— start —
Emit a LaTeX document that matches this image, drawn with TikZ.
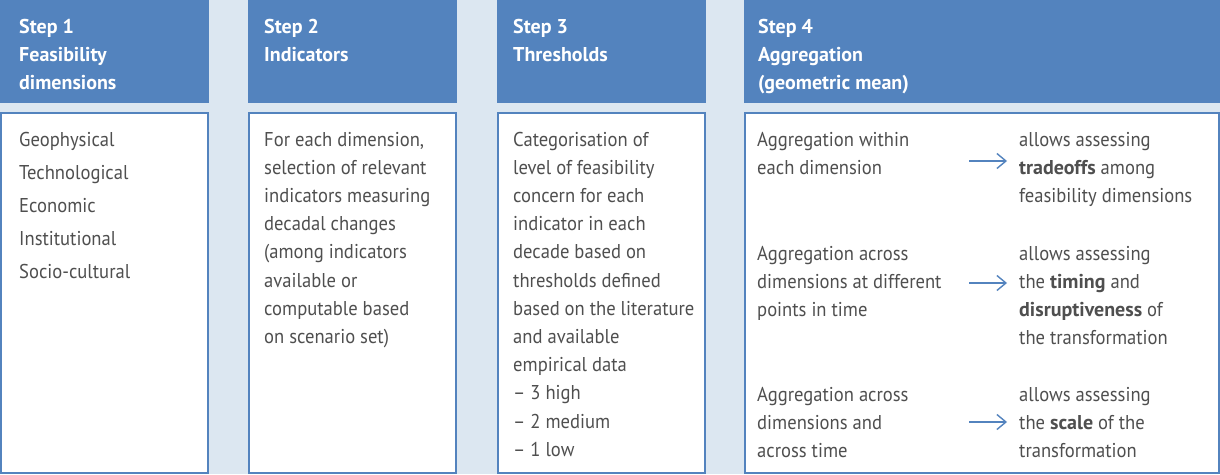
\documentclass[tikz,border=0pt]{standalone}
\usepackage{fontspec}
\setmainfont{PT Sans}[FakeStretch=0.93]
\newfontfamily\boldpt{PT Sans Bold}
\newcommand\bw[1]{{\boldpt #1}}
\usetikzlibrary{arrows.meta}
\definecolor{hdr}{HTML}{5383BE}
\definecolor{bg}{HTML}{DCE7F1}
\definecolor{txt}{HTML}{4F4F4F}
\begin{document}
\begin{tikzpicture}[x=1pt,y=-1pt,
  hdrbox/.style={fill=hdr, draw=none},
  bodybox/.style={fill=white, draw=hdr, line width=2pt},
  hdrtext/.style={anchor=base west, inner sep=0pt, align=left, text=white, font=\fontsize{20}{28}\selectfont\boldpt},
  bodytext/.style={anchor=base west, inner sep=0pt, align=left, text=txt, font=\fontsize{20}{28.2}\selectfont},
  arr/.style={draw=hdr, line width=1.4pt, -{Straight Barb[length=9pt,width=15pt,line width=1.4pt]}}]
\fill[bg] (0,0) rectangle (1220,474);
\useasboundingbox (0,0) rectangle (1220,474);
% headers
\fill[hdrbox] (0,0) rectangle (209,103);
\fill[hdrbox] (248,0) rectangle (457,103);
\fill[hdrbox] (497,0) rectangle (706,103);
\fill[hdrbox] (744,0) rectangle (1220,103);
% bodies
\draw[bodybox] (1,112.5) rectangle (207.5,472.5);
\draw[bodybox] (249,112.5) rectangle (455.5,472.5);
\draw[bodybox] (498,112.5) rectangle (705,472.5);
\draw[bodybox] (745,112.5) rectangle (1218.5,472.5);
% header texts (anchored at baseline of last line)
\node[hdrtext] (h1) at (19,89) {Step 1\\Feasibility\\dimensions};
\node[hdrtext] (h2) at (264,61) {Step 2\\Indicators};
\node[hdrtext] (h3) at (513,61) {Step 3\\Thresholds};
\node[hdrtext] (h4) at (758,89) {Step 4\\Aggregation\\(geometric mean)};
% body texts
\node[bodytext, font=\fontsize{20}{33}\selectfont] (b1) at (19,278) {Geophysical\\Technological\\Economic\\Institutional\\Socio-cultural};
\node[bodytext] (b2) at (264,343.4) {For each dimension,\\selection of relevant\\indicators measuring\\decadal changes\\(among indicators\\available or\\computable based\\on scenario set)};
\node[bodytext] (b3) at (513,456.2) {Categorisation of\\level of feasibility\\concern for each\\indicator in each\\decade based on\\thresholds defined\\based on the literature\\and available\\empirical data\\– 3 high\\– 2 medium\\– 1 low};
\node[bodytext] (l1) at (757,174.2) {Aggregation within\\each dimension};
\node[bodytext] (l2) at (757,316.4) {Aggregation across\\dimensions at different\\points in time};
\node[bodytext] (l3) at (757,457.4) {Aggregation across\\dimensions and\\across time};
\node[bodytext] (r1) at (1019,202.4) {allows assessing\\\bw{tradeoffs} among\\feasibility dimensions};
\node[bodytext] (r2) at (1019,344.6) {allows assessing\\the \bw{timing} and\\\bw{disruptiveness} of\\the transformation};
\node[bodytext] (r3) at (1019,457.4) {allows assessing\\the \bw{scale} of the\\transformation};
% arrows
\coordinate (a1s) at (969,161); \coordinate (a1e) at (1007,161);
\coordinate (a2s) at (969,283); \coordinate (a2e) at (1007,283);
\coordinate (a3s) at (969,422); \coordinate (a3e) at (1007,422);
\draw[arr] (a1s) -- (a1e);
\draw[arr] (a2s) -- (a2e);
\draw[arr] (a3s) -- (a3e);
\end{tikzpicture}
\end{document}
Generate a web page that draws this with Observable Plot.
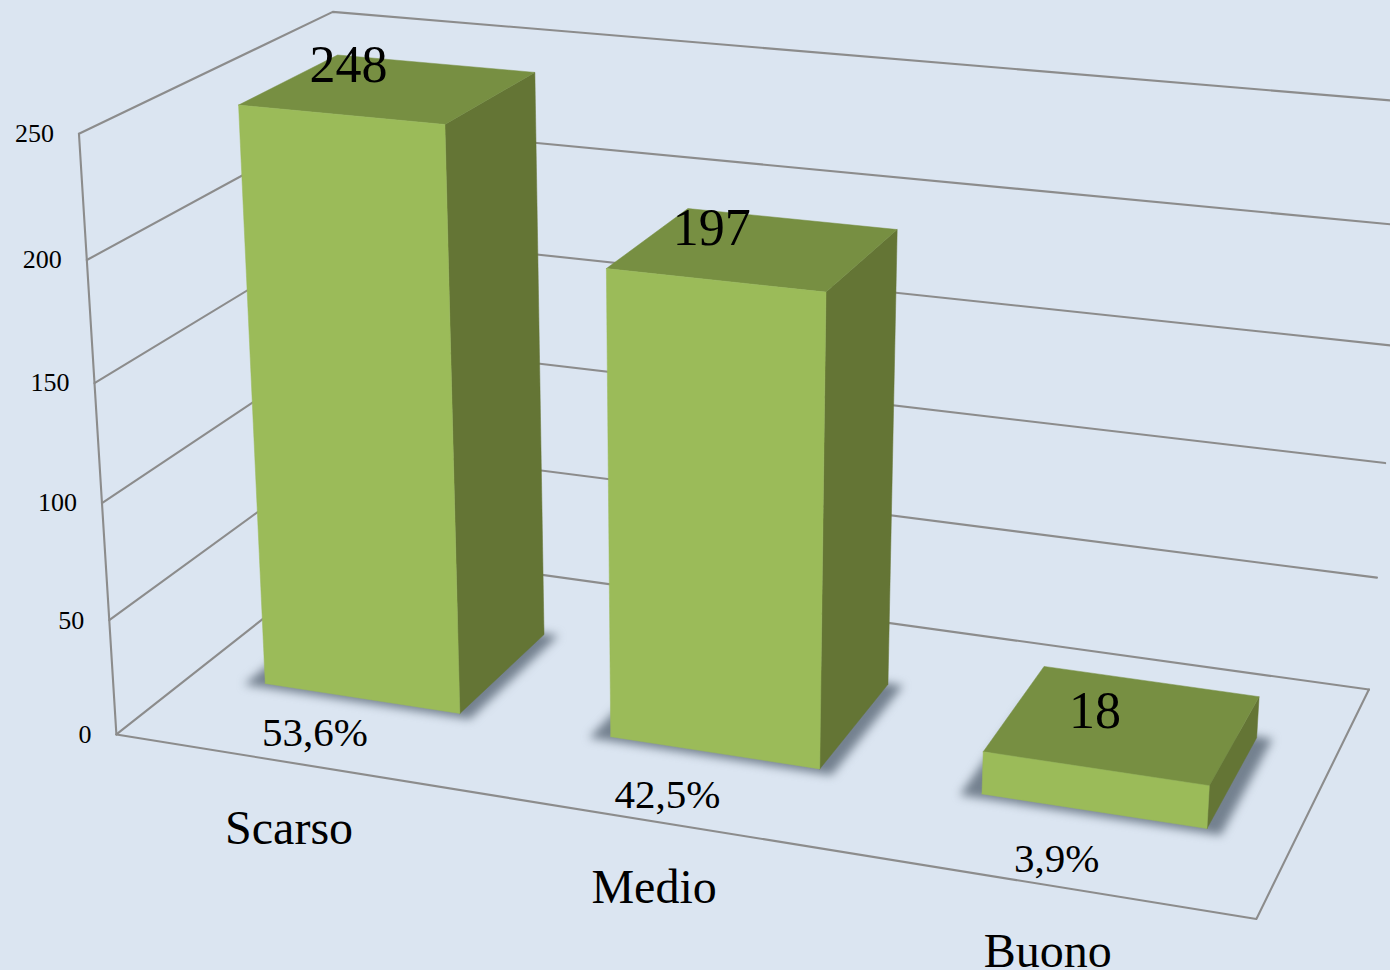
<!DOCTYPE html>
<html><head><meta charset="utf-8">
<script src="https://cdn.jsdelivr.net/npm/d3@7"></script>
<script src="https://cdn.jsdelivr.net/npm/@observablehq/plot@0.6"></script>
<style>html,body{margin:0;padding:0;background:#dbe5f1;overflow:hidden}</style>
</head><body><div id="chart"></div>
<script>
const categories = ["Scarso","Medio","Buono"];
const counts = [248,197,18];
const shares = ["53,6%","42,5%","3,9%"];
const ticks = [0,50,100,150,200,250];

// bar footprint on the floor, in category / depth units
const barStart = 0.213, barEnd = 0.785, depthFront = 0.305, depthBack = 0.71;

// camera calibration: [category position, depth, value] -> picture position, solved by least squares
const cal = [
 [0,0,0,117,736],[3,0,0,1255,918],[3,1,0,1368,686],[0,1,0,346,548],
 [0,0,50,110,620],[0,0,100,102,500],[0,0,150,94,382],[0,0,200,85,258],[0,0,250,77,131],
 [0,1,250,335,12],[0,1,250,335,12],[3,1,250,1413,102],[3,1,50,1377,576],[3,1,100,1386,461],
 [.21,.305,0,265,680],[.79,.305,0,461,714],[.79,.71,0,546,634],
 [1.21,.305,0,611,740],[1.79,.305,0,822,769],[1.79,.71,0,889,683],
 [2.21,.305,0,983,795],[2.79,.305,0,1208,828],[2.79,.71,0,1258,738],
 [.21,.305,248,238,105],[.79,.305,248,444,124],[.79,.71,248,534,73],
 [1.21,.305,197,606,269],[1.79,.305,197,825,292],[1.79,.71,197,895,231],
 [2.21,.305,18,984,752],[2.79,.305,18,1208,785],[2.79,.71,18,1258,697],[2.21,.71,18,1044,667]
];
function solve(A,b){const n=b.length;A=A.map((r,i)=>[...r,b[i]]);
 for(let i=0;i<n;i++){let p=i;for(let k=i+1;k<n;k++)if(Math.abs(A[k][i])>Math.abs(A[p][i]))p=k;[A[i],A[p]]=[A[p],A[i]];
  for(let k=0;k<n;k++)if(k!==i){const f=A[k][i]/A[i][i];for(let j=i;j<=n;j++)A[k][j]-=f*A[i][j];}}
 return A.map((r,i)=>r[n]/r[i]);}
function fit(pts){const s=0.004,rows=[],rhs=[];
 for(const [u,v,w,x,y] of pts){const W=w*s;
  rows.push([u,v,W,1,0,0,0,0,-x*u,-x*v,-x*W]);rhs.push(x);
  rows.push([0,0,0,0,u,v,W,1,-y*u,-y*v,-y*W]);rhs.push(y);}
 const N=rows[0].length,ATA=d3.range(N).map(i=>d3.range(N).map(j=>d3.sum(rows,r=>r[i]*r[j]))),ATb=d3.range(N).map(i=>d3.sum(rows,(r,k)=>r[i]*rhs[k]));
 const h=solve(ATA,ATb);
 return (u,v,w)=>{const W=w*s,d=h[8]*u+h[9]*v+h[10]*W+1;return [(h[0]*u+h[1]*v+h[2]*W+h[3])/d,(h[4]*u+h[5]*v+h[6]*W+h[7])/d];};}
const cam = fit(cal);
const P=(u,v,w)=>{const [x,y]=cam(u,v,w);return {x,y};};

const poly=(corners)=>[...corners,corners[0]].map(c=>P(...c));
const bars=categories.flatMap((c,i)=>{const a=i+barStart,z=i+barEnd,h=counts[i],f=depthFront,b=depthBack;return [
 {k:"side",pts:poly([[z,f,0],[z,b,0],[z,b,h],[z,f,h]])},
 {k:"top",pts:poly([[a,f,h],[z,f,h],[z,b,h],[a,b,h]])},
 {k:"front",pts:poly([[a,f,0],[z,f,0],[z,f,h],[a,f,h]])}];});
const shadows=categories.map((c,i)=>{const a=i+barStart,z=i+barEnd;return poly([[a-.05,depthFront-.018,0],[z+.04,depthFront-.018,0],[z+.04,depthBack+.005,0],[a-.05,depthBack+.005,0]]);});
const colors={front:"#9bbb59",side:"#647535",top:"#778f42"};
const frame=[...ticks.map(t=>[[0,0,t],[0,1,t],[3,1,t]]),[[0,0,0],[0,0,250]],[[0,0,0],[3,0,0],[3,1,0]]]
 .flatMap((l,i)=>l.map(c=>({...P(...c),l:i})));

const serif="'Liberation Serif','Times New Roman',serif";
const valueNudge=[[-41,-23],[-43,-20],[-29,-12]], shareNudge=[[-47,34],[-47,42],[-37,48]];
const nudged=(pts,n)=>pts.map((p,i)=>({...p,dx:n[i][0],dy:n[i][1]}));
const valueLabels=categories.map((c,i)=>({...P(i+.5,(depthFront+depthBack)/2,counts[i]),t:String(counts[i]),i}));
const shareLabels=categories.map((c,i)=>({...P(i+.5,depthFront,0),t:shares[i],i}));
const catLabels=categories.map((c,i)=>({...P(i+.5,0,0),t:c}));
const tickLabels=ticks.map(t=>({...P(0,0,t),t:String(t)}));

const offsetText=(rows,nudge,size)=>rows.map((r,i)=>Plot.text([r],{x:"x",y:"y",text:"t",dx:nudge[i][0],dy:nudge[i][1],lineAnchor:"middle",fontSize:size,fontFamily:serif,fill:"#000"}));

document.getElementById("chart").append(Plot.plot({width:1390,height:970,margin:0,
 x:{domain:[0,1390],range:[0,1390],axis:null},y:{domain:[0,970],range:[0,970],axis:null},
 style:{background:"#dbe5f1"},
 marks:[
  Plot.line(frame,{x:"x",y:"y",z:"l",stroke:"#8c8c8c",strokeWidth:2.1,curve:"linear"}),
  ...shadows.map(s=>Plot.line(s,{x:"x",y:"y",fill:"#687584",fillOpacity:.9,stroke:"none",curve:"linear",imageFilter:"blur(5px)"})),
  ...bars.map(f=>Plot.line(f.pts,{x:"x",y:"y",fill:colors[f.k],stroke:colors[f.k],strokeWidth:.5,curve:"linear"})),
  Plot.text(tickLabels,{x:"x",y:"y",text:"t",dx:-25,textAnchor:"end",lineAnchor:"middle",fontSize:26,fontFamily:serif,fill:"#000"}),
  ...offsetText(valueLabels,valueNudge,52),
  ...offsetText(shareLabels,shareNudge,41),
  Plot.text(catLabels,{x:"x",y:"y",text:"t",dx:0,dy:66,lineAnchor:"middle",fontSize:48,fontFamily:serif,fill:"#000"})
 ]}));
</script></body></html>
— end —
Go through the listing above and list every line that has the word "this".

• **Exercise solution**
Emit a LaTeX document that matches this image, drawn with TikZ.
Generate a web page that draws this with Observable Plot.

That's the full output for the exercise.